- Objective -
Everything from the opening line of the records below through the line with "(516,281) rectangle (695,598);" must be duplicated exactly, pictures left out.

- Records with drawing code -
++++++++++++++++++++
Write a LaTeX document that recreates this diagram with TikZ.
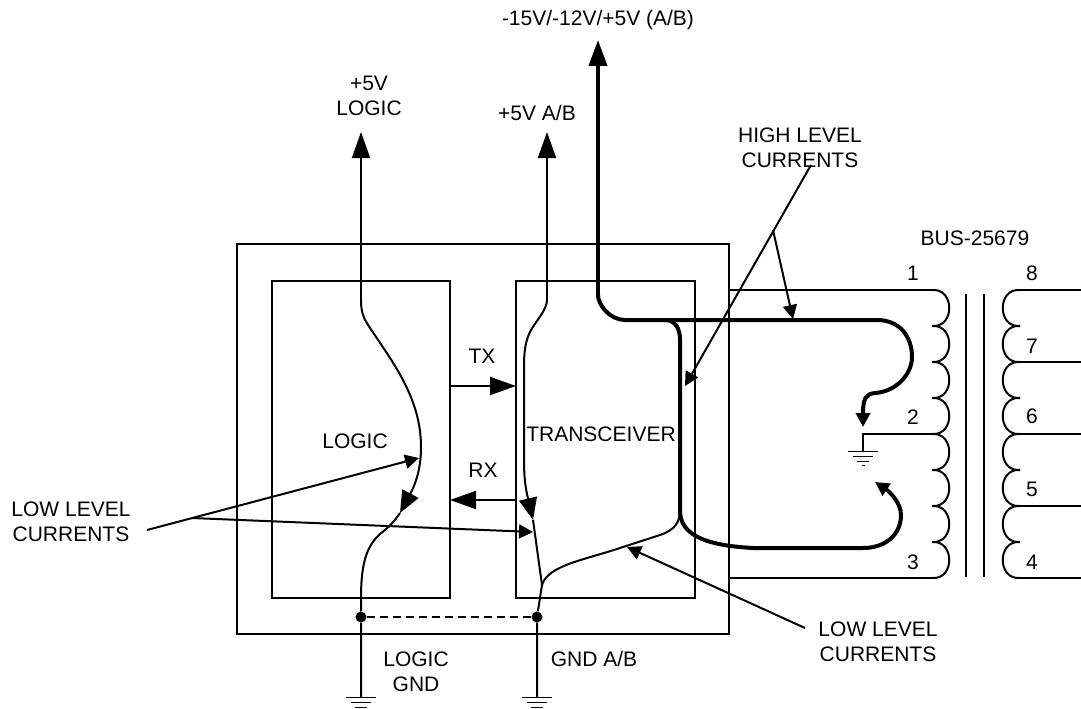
\documentclass[tikz,border=0pt]{standalone}
\usepackage{fontspec}
\setmainfont{Liberation Sans}
\usetikzlibrary{arrows.meta}
\tikzset{
    wire/.style={line width=2pt},
    heavy/.style={line width=4pt},
    bigtip/.style={-{Triangle[length=26pt,width=18pt]}},
    midtip/.style={-{Triangle[length=22pt,width=18pt]}},
    smalltip/.style={-{Triangle[length=14pt,width=14pt]}},
    dot/.style={circle, fill=black, inner sep=0pt, minimum size=11pt},
    pics/earth/.style={code={
        \draw[line width=1pt] (-15,0) -- (15,0);
        \draw[line width=1pt] (-10,5) -- (10,5);
        \draw[line width=1pt] (-6,10) -- (6,10);
        \draw[line width=1pt] (-1.5,14) -- (1.5,14);
    }}
}
\begin{document}
\begin{tikzpicture}[x=1pt, y=-1pt, every node/.style={inner sep=0pt, font=\fontsize{21pt}{24.5pt}\selectfont, align=center}]
    \useasboundingbox (0,0) rectangle (1081,709);

    \draw[wire] (237,244) rectangle (729,634);
    \draw[wire] (272,281) rectangle (450,598);
    \draw[wire] (516,281) rectangle (695,598);

    \node (logic) at (355,441) {LOGIC};
    \node (transceiver) at (601,434) {TRANSCEIVER};
    \node (tx) at (482,356) {TX};
    \node (rx) at (483,470) {RX};
    \node (supply) at (598,20) {-15V/-12V/+5V (A/B)};
    \node (plusfive) at (369,96) {+5V\\LOGIC};
    \node (plusfiveab) at (537,113) {+5V A/B};
    \node (high) at (800,148) {HIGH LEVEL\\CURRENTS};
    \node (bus) at (975,238) {BUS-25679};
    \node (lowl) at (71,522) {LOW LEVEL\\CURRENTS};
    \node (lowr) at (878,642) {LOW LEVEL\\CURRENTS};
    \node (logicgnd) at (416,672) {LOGIC\\GND};
    \node (gndab) at (594,659) {GND A/B};
    \node (p1) at (913,273) {1};
    \node (p2) at (913,417) {2};
    \node (p3) at (913,562) {3};
    \node (p4) at (1032,562) {4};
    \node (p5) at (1032,489) {5};
    \node (p6) at (1032,416) {6};
    \node (p7) at (1032,346) {7};
    \node (p8) at (1032,273) {8};

    \coordinate (txa) at (450,386);
    \coordinate (txb) at (516,386);
    \coordinate (rxa) at (516,500);
    \coordinate (rxb) at (450,500);
    \draw[wire, bigtip] (txa) -- (txb);
    \draw[wire, bigtip] (rxa) -- (rxb);

    \node[dot] (gl) at (361,617) {};
    \node[dot] (gr) at (537,617) {};
    \draw[wire, dashed, dash pattern=on 8pt off 5pt] (gl) -- (gr);

    \coordinate (la) at (361,300);
    \coordinate (lb) at (361,132);
    \coordinate (lc) at (400,513);
    \coordinate (ld) at (361,697);
    \draw[wire, bigtip] (la) -- (lb);
    \draw[wire, midtip] (la) .. controls (361,315) and (365,320) .. (370,328)
        .. controls (395,365) and (421,400) .. (421,447)
        .. controls (421,470) and (415,485) .. (lc);
    \draw[wire] (lc) .. controls (392,525) and (385,530) .. (380,534)
        .. controls (368,545) and (361,560) .. (361,598) -- (gl) -- (ld);
    \pic at (ld) {earth};

    \coordinate (ta) at (547,300);
    \coordinate (tb) at (547,132);
    \coordinate (tc) at (533,520);
    \coordinate (td) at (542,585);
    \coordinate (te) at (537,697);
    \coordinate (tf) at (680,510);
    \draw[wire, bigtip] (ta) -- (tb);
    \draw[wire, midtip] (ta) .. controls (547,310) and (535,322) .. (530,332)
        .. controls (526,340) and (524,350) .. (524,365) -- (524,460)
        .. controls (524,480) and (526,490) .. (tc);
    \draw[wire] (tc) -- (td) -- (gr) -- (te);
    \draw[wire] (tf) .. controls (680,522) and (675,530) .. (660,535)
        -- (623,547) .. controls (585,560) and (548,565) .. (td);
    \pic at (te) {earth};

    \coordinate (ha) at (598,295);
    \coordinate (hb) at (598,40);
    \coordinate (hc) at (665,320);
    \coordinate (hd) at (863,427);
    \coordinate (he) at (875,482);
    \draw[heavy, bigtip] (ha) -- (hb);
    \draw[heavy, -{Triangle[length=14pt,width=14pt]}] (ha) .. controls (598,305) and (610,320) .. (625,320)
        -- (877,320) .. controls (900,320) and (912,337) .. (912,357)
        .. controls (912,375) and (895,392) .. (875,393)
        .. controls (866,394) and (863,398) .. (hd);
    \draw[heavy, -{Triangle[length=14pt,width=14pt]}] (hc) .. controls (675,320) and (680,328) .. (680,340)
        -- (tf) .. controls (680,530) and (695,545) .. (753,548)
        -- (863,548) .. controls (885,548) and (901,535) .. (901,515)
        .. controls (901,503) and (890,492) .. (he);

    \foreach \i in {0,...,8} {
        \coordinate (cl\i) at (932,{290+36*\i});
        \coordinate (cr\i) at (1020,{290+36*\i});
    }
    \foreach \i/\j in {0/1,1/2,2/3,3/4,4/5,5/6,6/7,7/8} {
        \draw[wire] (cl\i) .. controls +(23,-2) and +(23,2) .. (cl\j);
        \draw[wire] (cr\i) .. controls +(-23,-2) and +(-23,2) .. (cr\j);
    }

    \coordinate (outa) at (729,290);
    \coordinate (outb) at (729,578);
    \draw[wire] (outa) -- (cl0);
    \draw[wire] (outb) -- (cl8);
    \coordinate (tap) at (863,434);
    \coordinate (tapg) at (863,451);
    \draw[wire] (cl4) -- (tap) -- (tapg);
    \pic at (tapg) {earth};

    \foreach \i in {0,2,4,6,8} {
        \coordinate (edge\i) at (1081,{290+36*\i});
        \draw[wire] (cr\i) -- (edge\i);
    }

    \coordinate (corea) at (966,294);
    \coordinate (coreb) at (966,577);
    \coordinate (corec) at (984,294);
    \coordinate (cored) at (984,577);
    \draw[wire] (corea) -- (coreb);
    \draw[wire] (corec) -- (cored);

    \coordinate (hl) at (811,165);
    \coordinate (hm) at (685,386);
    \coordinate (hn) at (773,230);
    \coordinate (ho) at (793,319);
    \draw[wire, smalltip] (hl) -- (hm);
    \draw[wire, smalltip] (hn) -- (ho);

    \coordinate (ll) at (147,530);
    \coordinate (lm) at (192,518);
    \coordinate (ln) at (419,458);
    \coordinate (lo) at (533,532);
    \draw[wire, smalltip] (ll) -- (ln);
    \draw[wire, smalltip] (lm) -- (lo);

    \coordinate (rl) at (805,628);
    \coordinate (rm) at (627,547);
    \draw[wire, smalltip] (rl) -- (rm);
\end{tikzpicture}
\end{document}
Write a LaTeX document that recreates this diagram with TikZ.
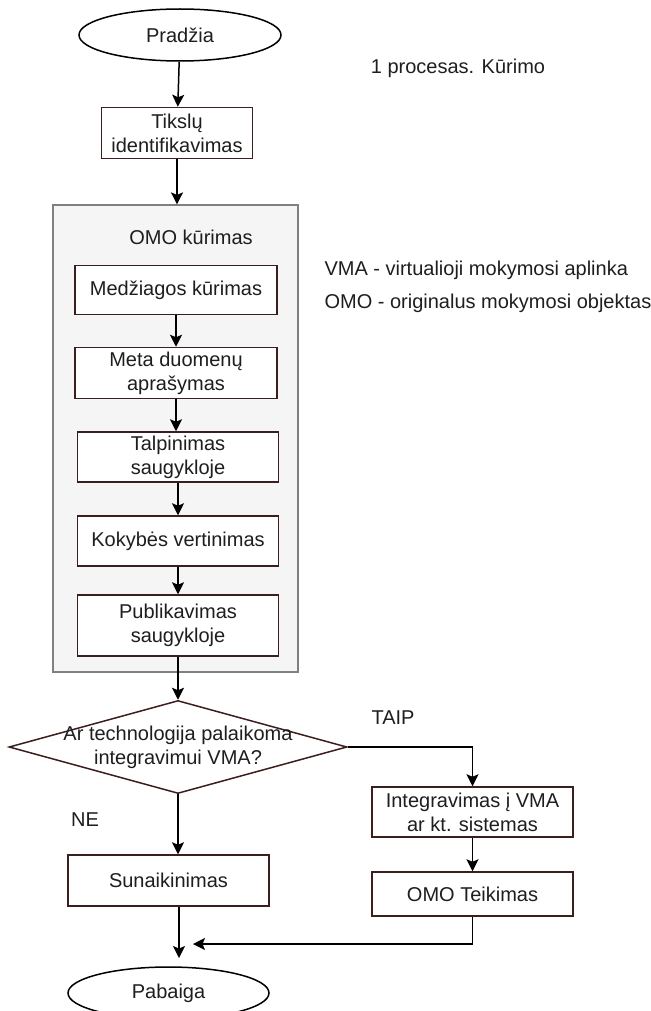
\documentclass[tikz,border=0pt]{standalone}
\usepackage{fontspec}
\setmainfont{Liberation Sans}
\usetikzlibrary{shapes.geometric,arrows.meta}
\definecolor{boxline}{RGB}{60,30,30}
\definecolor{grpfill}{RGB}{245,245,245}
\definecolor{grpline}{RGB}{128,128,128}
\definecolor{txt}{RGB}{30,30,30}
\begin{document}
\begin{tikzpicture}[x=1pt,y=-1pt,
    font=\fontsize{20}{24}\selectfont, text=txt,
    proc/.style={draw=boxline,line width=1.5pt,fill=white,minimum width=201pt,minimum height=50pt,inner sep=0pt,align=center},
    term/.style={draw,ellipse,line width=1.5pt,fill=white,minimum width=202pt,minimum height=52pt,inner sep=0pt},
    decision/.style={draw=boxline,diamond,line width=1.5pt,fill=white,minimum width=338pt,minimum height=93pt,inner sep=0pt},
    arr/.style={-{Stealth[length=12pt,width=12pt,inset=2.5pt]},line width=1.5pt}]
    \useasboundingbox (0,0) rectangle (650,1011);
    \node[draw=grpline,fill=grpfill,line width=1.2pt,minimum width=245pt,minimum height=467pt] (omo) at (175.5,438.5) {}; % group
    \node (omolbl) at (191,237) {OMO kūrimas};
    \node (title) at (458,68) {1 procesas. Kūrimo};
    \node[anchor=west] (vma) at (321,270) {VMA - virtualioji mokymosi aplinka};
    \node[anchor=west] (omodef) at (321,303) {OMO - originalus mokymosi objektas};
    \node[term] (start) at (180,35) {Pradžia};
    \node[proc,minimum width=151pt,minimum height=51pt] (goal) at (177,133) {Tikslų\\identifikavimas};
    \node[proc,minimum width=202pt,minimum height=49pt] (mat) at (176,290) {Medžiagos kūrimas};
    \node[proc,minimum width=202pt,minimum height=51pt] (meta) at (176,373) {Meta duomenų\\aprašymas};
    \node[proc] (store) at (178,457) {Talpinimas\\saugykloje};
    \node[proc] (qual) at (178,541) {Kokybės vertinimas};
    \node[proc,minimum height=61pt] (pub) at (178,625.5) {Publikavimas\\saugykloje};
    \node[decision] (dec) at (178,747) {};
    \node[align=center] (dectxt) at (dec) {Ar technologija palaikoma\\integravimui VMA?};
    \node (yes) at (393,718) {TAIP};
    \node (no) at (85,820) {NE};
    \node[proc] (integ) at (472.5,812) {Integravimas į VMA\\ar kt. sistemas};
    \node[proc,minimum height=44pt] (deliv) at (472.5,894) {OMO Teikimas};
    \node[proc,minimum height=51pt] (dest) at (168.5,880.5) {Sunaikinimas};
    \node[term,minimum width=201pt] (stop) at (168.5,993) {Pabaiga};
    \coordinate (endin) at (179,958); % arrow tip above Pabaiga
    \coordinate (backin) at (193,944); % return arrow tip
    \draw[arr] (start) -- (goal);
    \draw[arr] (goal) -- (goal |- omo.north);
    \draw[arr] (mat) -- (meta);
    \draw[arr] (meta) -- (meta |- store.north);
    \draw[arr] (store) -- (qual);
    \draw[arr] (qual) -- (pub);
    \draw[arr] (pub) -- (dec);
    \draw[arr] (dec.east) -| (integ.north); % TAIP
    \draw[arr] (dec.south) -- (dec.south |- dest.north); % NE
    \draw[arr] (integ) -- (deliv);
    \draw[arr] (dest.south -| endin) -- (endin);
    \draw[arr] (deliv.south) |- (backin);
\end{tikzpicture}
\end{document}
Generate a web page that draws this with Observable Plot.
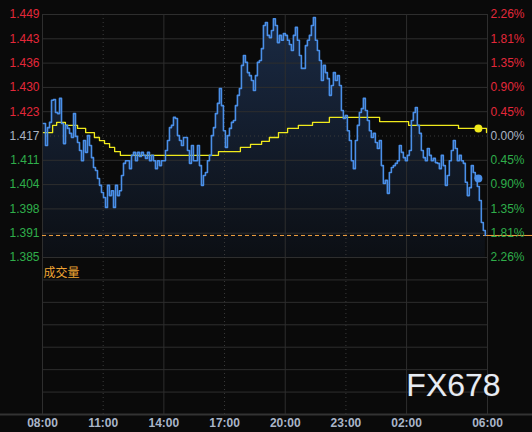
++++++++++++++++++++
- Exercise result -
Write a LaTeX document that recreates this diagram with TikZ.
\documentclass[tikz,border=0pt]{standalone}
\usepackage{fontspec}
\setmainfont{Liberation Sans}
\usetikzlibrary{arrows.meta}
\tikzset{
    wire/.style={line width=2pt},
    heavy/.style={line width=4pt},
    bigtip/.style={-{Triangle[length=26pt,width=18pt]}},
    midtip/.style={-{Triangle[length=22pt,width=18pt]}},
    smalltip/.style={-{Triangle[length=14pt,width=14pt]}},
    dot/.style={circle, fill=black, inner sep=0pt, minimum size=11pt},
    pics/earth/.style={code={
        \draw[line width=1pt] (-15,0) -- (15,0);
        \draw[line width=1pt] (-10,5) -- (10,5);
        \draw[line width=1pt] (-6,10) -- (6,10);
        \draw[line width=1pt] (-1.5,14) -- (1.5,14);
    }}
}
\begin{document}
\begin{tikzpicture}[x=1pt, y=-1pt, every node/.style={inner sep=0pt, font=\fontsize{21pt}{24.5pt}\selectfont, align=center}]
    \useasboundingbox (0,0) rectangle (1081,709);

    \draw[wire] (237,244) rectangle (729,634);
    \draw[wire] (272,281) rectangle (450,598);
    \draw[wire] (516,281) rectangle (695,598);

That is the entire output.